— Start of Collected data —

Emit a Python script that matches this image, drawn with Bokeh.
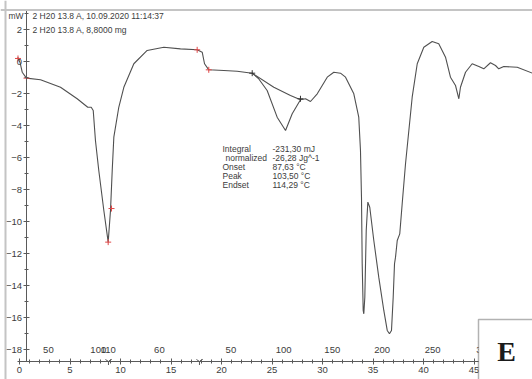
from bokeh.plotting import figure
from bokeh.models import Range1d, LinearAxis, FixedTicker, Span, BoxAnnotation, Label, ColumnDataSource
from bokeh.core.properties import value
from bokeh.embed import file_html
from bokeh.resources import INLINE

# ---------------- data ----------------
time_min = [-0.17, 0.05, 0.27, 0.69, 2.08, 4.06, 5.71, 6.76, 7.10, 7.30, 7.52, 7.85, 8.35, 8.78,
            9.01, 9.18, 9.34, 9.83, 10.33, 11.32, 12.64, 14.29, 15.94, 17.59, 18.09, 18.32, 18.74,
            20.23, 21.55, 23.04, 23.66, 24.52, 25.51, 26.34, 27.00, 27.82, 28.32, 28.81, 29.48,
            30.47, 31.12, 31.78, 32.28, 33.10, 33.59, 33.76, 33.86, 33.93, 34.03, 34.09, 34.19,
            34.33, 34.49, 34.68, 35.08, 35.57, 36.07, 36.41, 36.63, 36.83, 37.00, 37.13, 37.23,
            37.40, 37.65, 37.89, 38.22, 38.45, 38.88, 39.38, 40.03, 40.86, 41.51, 42.18, 42.67,
            43.17, 43.50, 43.66, 44.16, 44.82, 45.48, 45.97, 46.63, 47.13, 47.45, 47.95, 49.28, 50.79]
heat_flow_mw = [0.27, -0.06, -0.67, -1.04, -1.14, -1.61, -2.33, -2.86, -2.86, -3.06, -4.94, -6.81,
                -9.31, -11.29, -9.31, -6.81, -4.73, -2.86, -1.61, -0.14, 0.69, 0.89, 0.79, 0.73,
                0.58, -0.14, -0.52, -0.56, -0.61, -0.73, -1.06, -1.81, -3.48, -4.31, -3.27, -2.39,
                -2.33, -2.50, -2.02, -0.98, -0.67, -0.73, -0.98, -2.02, -3.48, -5.56, -8.48, -12.64,
                -15.56, -15.77, -14.73, -10.56, -8.79, -9.11, -11.19, -13.48, -15.56, -16.81, -17.02,
                -16.81, -14.73, -12.64, -12.23, -11.19, -10.77, -8.89, -6.39, -4.94, -2.23, -0.14,
                0.89, 1.25, 1.11, 0.27, -0.98, -1.50, -2.33, -1.61, -0.67, -0.14, -0.31, -0.46,
                -0.08, -0.25, -0.46, -0.31, -0.36, -0.73]

baseline_time = [23.04, 25.18, 26.83, 27.82]
baseline_mw = [-0.73, -1.61, -2.13, -2.39]

red_mark_time = [-0.15, 0.69, 8.78, 9.11, 17.59, 18.74]
red_mark_mw = [0.19, -1.04, -11.29, -9.19, 0.73, -0.52]
eval_mark_time = [23.04, 27.82]
eval_mark_mw = [-0.73, -2.33]
segment_mark_time = [8.81, 17.82]

x_major_ticks = [0, 5, 10, 15, 20, 25, 30, 35, 40, 45]
x_minor_ticks = list(range(0, 51))
y_major_ticks = [-18, -16, -14, -12, -10, -8, -6, -4, -2, 0, 2]
y_minor_ticks = list(range(-18, 4))

temp_labels = ["50", "100", "110", "60", "50", "100", "150", "200", "250", "300"]
temp_label_time = [2.86, 7.80, 8.79, 13.85, 20.93, 26.16, 30.97, 35.90, 40.90, 46.0]

header_lines = ["2 H20 13.8 A, 10.09.2020 11:14:37", "2 H20 13.8 A, 8,8000 mg"]
result_names = ["Integral", "normalized", "Onset", "Peak", "Endset"]
result_values = ["-231,30 mJ", "-26,28 Jg^-1", "87,63 °C", "103,50 °C", "114,29 °C"]
unit_label = "mW"
panel_letter = "E"

# ---------------- layout ----------------
W, H = 532, 379
PX0, PXS = 19.0, 10.1      # canvas x of t=0, pixels per minute
PY0, PYS = 61.0, 16.0      # canvas y of 0 mW, pixels per mW

def tx(px):
    return (px - PX0) / PXS

def my(py):
    return (PY0 - py) / PYS

FONT = "Liberation Sans"
INK = "#3c3c3c"
CURVE = "#505050"

p = figure(width=W, height=H, x_range=Range1d(tx(0), tx(W)),
           y_range=Range1d(my(H), my(0)), output_backend="svg", toolbar_location=None,
           x_axis_location=None, y_axis_location=None, min_border=0,
           outline_line_color=None, background_fill_color="white", border_fill_color="white")
p.xgrid.visible = False
p.ygrid.visible = False

axis_y = my(361)

xaxis = LinearAxis(fixed_location=axis_y, bounds=(tx(17), tx(W)),
                   ticker=FixedTicker(ticks=x_major_ticks, minor_ticks=x_minor_ticks))
yaxis = LinearAxis(fixed_location=tx(25.5), bounds=(axis_y, my(10)),
                   ticker=FixedTicker(ticks=y_major_ticks, minor_ticks=y_minor_ticks))
for ax in (xaxis, yaxis):
    ax.axis_line_color = "#5a5a5a"
    ax.major_tick_line_color = "#5a5a5a"
    ax.minor_tick_line_color = "#5a5a5a"
    ax.major_tick_in = 3
    ax.major_tick_out = 3
    ax.minor_tick_in = 2
    ax.minor_tick_out = 2
    ax.major_label_text_font = FONT
    ax.major_label_text_font_size = "9.5px"
    ax.major_label_text_color = INK
xaxis.major_label_standoff = 2
yaxis.major_label_standoff = 1
p.add_layout(xaxis, "below")
p.add_layout(yaxis, "left")

# frame lines of the instrument window
p.add_layout(Span(location=my(9.5), dimension="width", line_color="#c4c4c4", line_width=2))
p.add_layout(Span(location=tx(5), dimension="height", line_color="#c4c4c4", line_width=2))

# curve, baseline, markers
p.line(time_min, heat_flow_mw, line_color=CURVE, line_width=1.1)
p.line(baseline_time, baseline_mw, line_color=CURVE, line_width=1.1)
p.scatter(red_mark_time, red_mark_mw, marker="cross", size=6, line_color="#e04848", line_width=1)
p.scatter(eval_mark_time, eval_mark_mw, marker="cross", size=6, line_color="#333333", line_width=1)
p.scatter(segment_mark_time, [axis_y] * len(segment_mark_time), marker="y", size=7,
          line_color="#5a5a5a", line_width=1)

# temperature labels over the time axis
temp_src = ColumnDataSource(dict(x=temp_label_time, y=[my(349)] * len(temp_labels), t=temp_labels))
p.text(x="x", y="y", text="t", source=temp_src, text_font=value(FONT), text_font_size="9.5px",
       text_color=INK, text_align="center", text_baseline="middle")

# header
p.text(x=[tx(8)], y=[my(15)], text=[unit_label], text_font=value(FONT), text_font_size="8.5px",
       text_color=INK, text_align="left", text_baseline="middle")
head_src = ColumnDataSource(dict(x=[tx(32)] * 2, y=[my(15), my(29)], t=header_lines))
p.text(x="x", y="y", text="t", source=head_src, text_font=value(FONT), text_font_size="8.5px",
       text_color=INK, text_align="left", text_baseline="middle")

# evaluation results
rows_y = [my(148 + 9 * i) for i in range(len(result_names))]
name_x = [tx(225) if n == "normalized" else tx(222) for n in result_names]
res_src = ColumnDataSource(dict(x=name_x, y=rows_y, t=result_names))
p.text(x="x", y="y", text="t", source=res_src, text_font=value(FONT), text_font_size="8.5px",
       text_color=INK, text_align="left", text_baseline="middle")
val_src = ColumnDataSource(dict(x=[tx(272)] * len(result_values), y=rows_y, t=result_values))
p.text(x="x", y="y", text="t", source=val_src, text_font=value(FONT), text_font_size="8.5px",
       text_color=INK, text_align="left", text_baseline="middle")

# panel letter box
p.add_layout(BoxAnnotation(left=tx(478), right=tx(533), top=my(319), bottom=my(380),
                           fill_color="white", fill_alpha=1.0, line_color="black", line_width=1.5,
                           level="annotation"))
p.add_layout(Label(x=tx(506), y=my(351), text=panel_letter, text_align="center",
                   text_baseline="middle", text_font="Liberation Serif", text_font_style="bold",
                   text_font_size="28px", text_color="#1a1a1a"))

open("out.html", "w").write(file_html(p, INLINE))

— End of Collected data —

Description of the task — Reproduce the material above from its first line through the line containing "from bokeh.resources import INLINE", both ends included, and skip every picture.

Response below —
Emit a Python script that matches this image, drawn with Bokeh.
from bokeh.plotting import figure
from bokeh.models import Range1d, LinearAxis, FixedTicker, Span, BoxAnnotation, Label, ColumnDataSource
from bokeh.core.properties import value
from bokeh.embed import file_html
from bokeh.resources import INLINE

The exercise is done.